In Targeting a Christian School for Its Beliefs, the Government Is Harming Low-Income Students

By

Alliance Defending Freedom

School voucher programs provide low-income families with schooling options for their children. That is, unless these families live in Maryland and want to send their students to a private school that holds beliefs that the government doesn’t like.

There, state officials are targeting a Christian school because of its beliefs—and they are harming low-income students in the process.

That’s why this school is fighting back. Here’s the full story.

Who: Bethel Christian Academy and the students it serves

Bethel Christian Academy is a private Christian school that serves more than 250 students in pre-K through eighth grade. It’s mission is “to create an authentic Christian learning community to train students to know, love, and serve the Lord Jesus Christ, and to equip them spiritually and academically to be lights to the world.”

And the staff at Bethel is dedicated to this mission not only during school hours, but also outside of school hours. On top of a quality education, Bethel provides before- and after-school programs where students can have meals, work on their homework, and participate in activities while their parents are at work.

Bethel Christian Academy is also dedicated to serving children from diverse backgrounds—with students from over 40 different nations, children who recently immigrated to the United States, and families with different or no religious affiliations. Around 80 percent of the school’s students are from minority populations, and over 20 percent are eligible to receive financial aid from the state.

Students at Bethel Christian Academy in Maryland

It is because of Bethel’s reputation of providing an excellent education in a diverse, faith-based environment that many of these families choose to send their children to Bethel. And some are only able to do so because of the state voucher program—called BOOST.

But in August 2018, families who received financial aid from the state voucher program received some unexpected news. The state informed these families—only weeks before classes started—that they would no longer be able to use that financial aid at Bethel Christian Academy, leaving many of them scrambling to enroll their students in a different school.

The state also demanded that Bethel pay back the more than $100,000 it had received from families using BOOST funding, which is a serious financial hardship for a small private school like Bethel.

What: Bethel Ministries v. Salmon

Bethel Christian Academy had participated in the BOOST program for two years before the state decided it was no longer eligible.

So what changed?

It certainly wasn’t Bethel. In the two years that Bethel participated in the program, and when Maryland kicked it out of the program, Bethel fully complied with ALL of the BOOST program requirements.

But apparently the state didn’t like what it saw in Bethel Christian Academy’s student handbook.

In addition to stating its belief that marriage is between a man and a woman (it is run by a church, after all), the handbook also requires that students comply with its faith-based conduct standards. These standards include the requirement that students do not engage in any sexual conduct. Keep in mind – Bethel serves only pre-K through 8th grade students. That means all of its students are under the age of consent.

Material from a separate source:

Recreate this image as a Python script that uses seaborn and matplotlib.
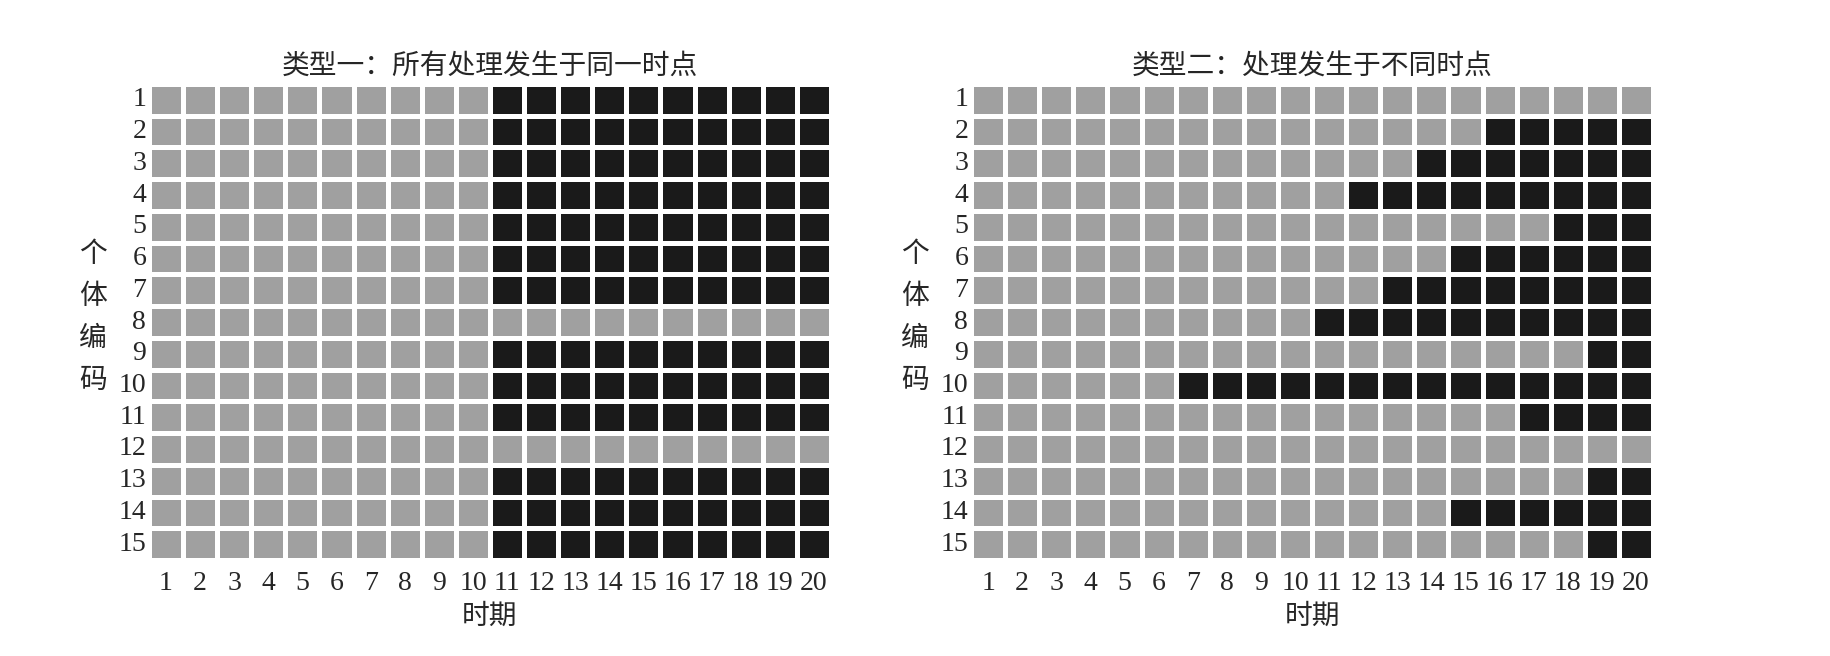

Still, the state disqualified Bethel from the BOOST program, claiming the school violated the requirement that “all participating schools must agree that they will not discriminate in student admissions on the basis of race, color, national origin, or sexual orientation.”

But that is simply not true. Bethel admits any qualified student applicant, Christian or not. And it has never, and will never, discriminate against an applicant based on an applicant’s sexual orientation.

It is clear that the state made this decision based solely on its opposition to Bethel’s religious beliefs about marriage.

And that is unconstitutional.

In its Trinity Lutheran decision, the Supreme Court ruled that the state cannot treat religious organizations and people worse than everyone else, and the state cannot exclude them from generally available public benefits, simply because of their beliefs.

That’s why Alliance Defending Freedom (ADF) filed a lawsuit against Maryland on behalf of Bethel Christian Academy.

When: June 2019 - Present

Bethel Ministries, with the help of ADF, filed a federal lawsuit against the state in June 2019. On October 31, 2019, Bethel asked the court to stop the state from punishing the school for its beliefs while this lawsuit continues. And in November 2019, the U.S. Department of Justice filed a statement of interest in the case in support of Bethel.

Where: Maryland

Bethel Christian Academy is located in Savage, Maryland—which is in the Baltimore area.

Why: To stand up for the low-income kids who want the chance to learn in a diverse, faith-based environment

Bethel has tried to fill the gap that the state left. It has offered more money in financial aid to help parents cover the cost. It abandoned plans for building upgrades. And it stopped hiring new teachers and is holding off on backfilling vacant positions.

Unfortunately, that still hasn’t been enough for the low-income families that rely on the BOOST program to send their children to the school of their choosing.

Despite Bethel’s best efforts, multiple families have had to leave Bethel and find a new school for their students to attend. One working mother of three says the school she had to send her children to is nowhere near as good as Bethel.

But the state of Maryland doesn’t care. It’s determined to punish Bethel Christian Academy for not falling in line with its ideological agenda—at any cost. And that includes the well-being of the children Bethel serves.

The Bottom Line

The government shouldn’t be able to treat religious schools worse than everyone else simply because it dislikes the schools’ beliefs. If the government is permitted to do so, it’s the students that suffer the consequences.